Diese verschiedenen (semi-)aquatischen und terrestrischen Lebensbereiche und deren dynamischen Veränderungen ermöglichen das Vorkommen einer sehr großen Anzahl an Tier- und Pflanzenarten auf relativ engem Raum. Daher werden Flüsse mit ausgeprägten, naturbelassenen Auen häufig auch als Hotspots der Artenvielfalt bezeichnet und sind daher aus ökologischer Sicht besonders schützenswert.
Doch nicht nur diese Artenvielfalt macht Auen so wertvoll. Sie erfüllen darüber hinaus auch andere wichtige Funktionen, die für uns Menschen von Bedeutung sind. So tragen sie zum Beispiel zur Verbesserung der Wasserqualität bei, da sie bestimmte Nähr- und Schadstoffe filtern und abbauen können (insbesondere Nitratüberschüsse aus der Landwirtschaft) und sie sorgen für eine Dämpfung von Hochwasserabflüssen, da sie die Strömung verlangsamen und in der Fläche erhebliche Wassermengen zurückhalten können, was zum Schutz unterhalb liegender Siedlungen beiträgt.

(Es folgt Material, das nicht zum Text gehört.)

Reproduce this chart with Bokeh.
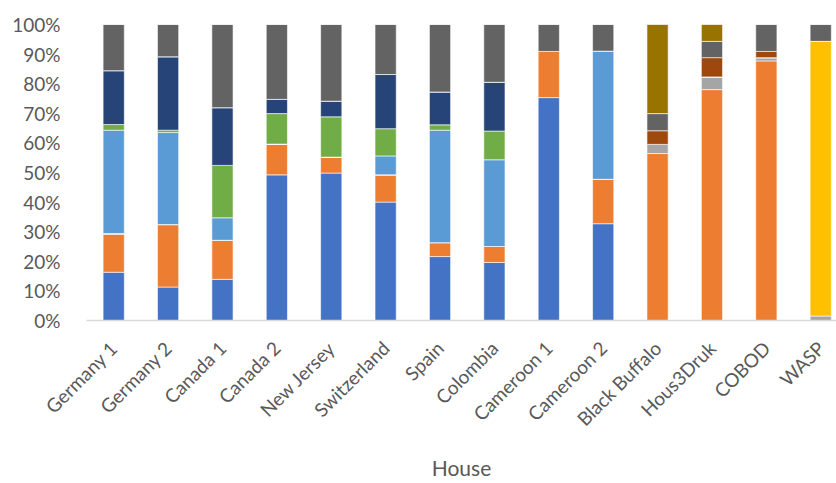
import math
from bokeh.plotting import figure
from bokeh.models import ColumnDataSource, FixedTicker, NumeralTickFormatter, Range1d
from bokeh.embed import file_html
from bokeh.resources import INLINE

houses = ["Germany 1", "Germany 2", "Canada 1", "Canada 2", "New Jersey", "Switzerland",
          "Spain", "Colombia", "Cameroon 1", "Cameroon 2", "Black Buffalo", "Hous3Druk",
          "COBOD", "WASP"]

# percentage shares per house (bottom to top of the stack)
s1 = [16.3, 11.3, 13.9, 49.2, 49.8, 40.0, 21.6, 19.6, 75.3, 32.7, 0, 0, 0, 0]
s2 = [12.8, 21.1, 13.2, 10.4, 5.4, 9.2, 4.7, 5.4, 15.6, 15.0, 56.4, 78.0, 87.7, 0]
s3 = [0.3, 0, 0, 0, 0, 0, 0, 0, 0, 0, 3.1, 4.3, 1.1, 1.5]
s4 = [0, 0, 0, 0, 0, 0, 0, 0, 0, 0, 0, 0, 0, 92.8]
s5 = [34.9, 31.1, 7.6, 0, 0, 6.4, 38.0, 29.3, 0, 43.3, 0, 0, 0, 0]
s6 = [1.9, 0.8, 17.7, 10.3, 13.6, 9.2, 1.8, 9.7, 0, 0, 0, 0, 0, 0]
s7 = [18.2, 24.8, 19.5, 4.8, 5.3, 18.3, 11.1, 16.5, 0, 0, 0, 0, 0, 0]
s8 = [0, 0, 0, 0, 0, 0, 0, 0, 0, 0, 4.6, 6.5, 2.1, 0]
s9 = [15.6, 10.9, 28.1, 25.3, 25.9, 16.9, 22.8, 19.5, 9.1, 9.0, 5.8, 5.5, 9.1, 5.7]
s10 = [0, 0, 0, 0, 0, 0, 0, 0, 0, 0, 30.1, 5.7, 0, 0]

series = [s1, s2, s3, s4, s5, s6, s7, s8, s9, s10]
colors = ["#4472C4", "#ED7D31", "#A5A5A5", "#FFC000", "#5B9BD5",
          "#70AD47", "#264478", "#9E480E", "#636363", "#997300"]
y_ticks = [0, 0.1, 0.2, 0.3, 0.4, 0.5, 0.6, 0.7, 0.8, 0.9, 1.0]

keys = [f"s{i+1}" for i in range(len(series))]
data = {"x": list(range(len(houses)))}
for k, s in zip(keys, series):
    data[k] = [v / 100.0 for v in s]
source = ColumnDataSource(data)

FONT = "Lato"
TXT = "#595959"

p = figure(width=836, height=483, output_backend="svg", toolbar_location=None,
           x_range=Range1d(-0.5, 13.29), y_range=Range1d(0, 1.0),
           min_border_left=86, min_border_right=0, min_border_top=24, min_border_bottom=163)
p.outline_line_color = None
p.grid.visible = False

p.vbar_stack(keys, x="x", width=0.39, source=source, color=colors,
             line_color="white", line_width=0.6)

# y axis
p.yaxis.ticker = FixedTicker(ticks=y_ticks)
p.yaxis.formatter = NumeralTickFormatter(format="0%")
p.yaxis.axis_line_color = None
p.yaxis.major_tick_line_color = None
p.yaxis.minor_tick_line_color = None
p.yaxis.major_label_text_font = FONT
p.yaxis.major_label_text_font_size = "19px"
p.yaxis.major_label_text_color = TXT
p.yaxis.major_label_standoff = 20

# x axis
p.xaxis.ticker = FixedTicker(ticks=list(range(len(houses))))
p.xaxis.major_label_overrides = {i: h for i, h in enumerate(houses)}
p.xaxis.major_label_orientation = math.pi / 4
p.xaxis.axis_line_color = "#D9D9D9"
p.xaxis.axis_line_width = 1.5
p.xaxis.major_tick_line_color = None
p.xaxis.minor_tick_line_color = None
p.xaxis.major_label_text_font = FONT
p.xaxis.major_label_text_font_size = "19px"
p.xaxis.major_label_text_color = TXT
p.xaxis.major_label_standoff = 18
p.xaxis.axis_label = "House"
p.xaxis.axis_label_text_font = FONT
p.xaxis.axis_label_text_font_style = "normal"
p.xaxis.axis_label_text_font_size = "21px"
p.xaxis.axis_label_text_color = TXT
p.xaxis.axis_label_standoff = 14

open("out.html", "w").write(file_html(p, INLINE))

Trotz dieser vielfältigen positiven Funktionen hat der Mensch die Auenlandschaft massiv zerstört und in Siedlungsflächen und Kulturlandschaften umgewandelt. Natürliche, von Menschen unbeeinflusste Auen finden sich in den meisten Ländern Europas so gut wie überhaupt nicht mehr. In Deutschland wird nur noch 1% der rezenten Auen als gering verändert und naturnah eingestuft und nahezu auf allen Auenflächen finden hierzulande menschliche Nutzungen statt. Die natürliche Abfluss- und Feststoffdynamik wird durch Stauanlagen behindert und flussmorphologische Veränderungen durch Deiche und Mauern unterbunden. An die Flüsse angebundene Feuchtgebiete und Altgewässer wurden trockengelegt, Auwälder abgeholzt und Überschwemmungsgebiete beseitigt. Der Schaden, den wir damit angerichtet haben, ist jedoch nicht nur aus ökologischer Sicht als katastrophal zu bezeichnen. Auch für uns Menschen nehmen die direkten und indirekten Folgen dieser großflächigen Naturzerstörungen zunehmend kritische Dimensionen an. Durch den Verlust an natürlichen Hochwasserretentionsräumen haben sich die Hochwasserabflüsse und das Gefährdungspotential der Flüsse massiv verschärft. Allein in Deutschland leben Millionen von Menschen inmitten dieser ehemaligen Überschwemmungsgebiete und bei der Überschreitung der Schutzwirkungen künstlicher Hochwasserschutzanlagen entstehen enorme Sach- und Personenschäden, wobei die Risiken in der Zukunft trotz massiver Gewässerverbauungen durch den Klimawandel noch weiter zunehmen dürften. Auch das menschengemachte Massenartensterben lässt sich zu einem großen Teil auf den Verlust dieser Naturlandschaften zurückführen und wird in seinen Konsequenzen für das biologische Gleichgewicht auf unserem Planeten und auch für uns Menschen immer noch vielfach unterschätzt oder ignoriert. Wir sind aber abhängig von einer intakten Natur und müssen daher viel mehr unternehmen, um dieses Gleichgewicht wieder herzustellen und die Zerstörung dieser wertvollen Auenlandschaften wieder rückgängig zu machen.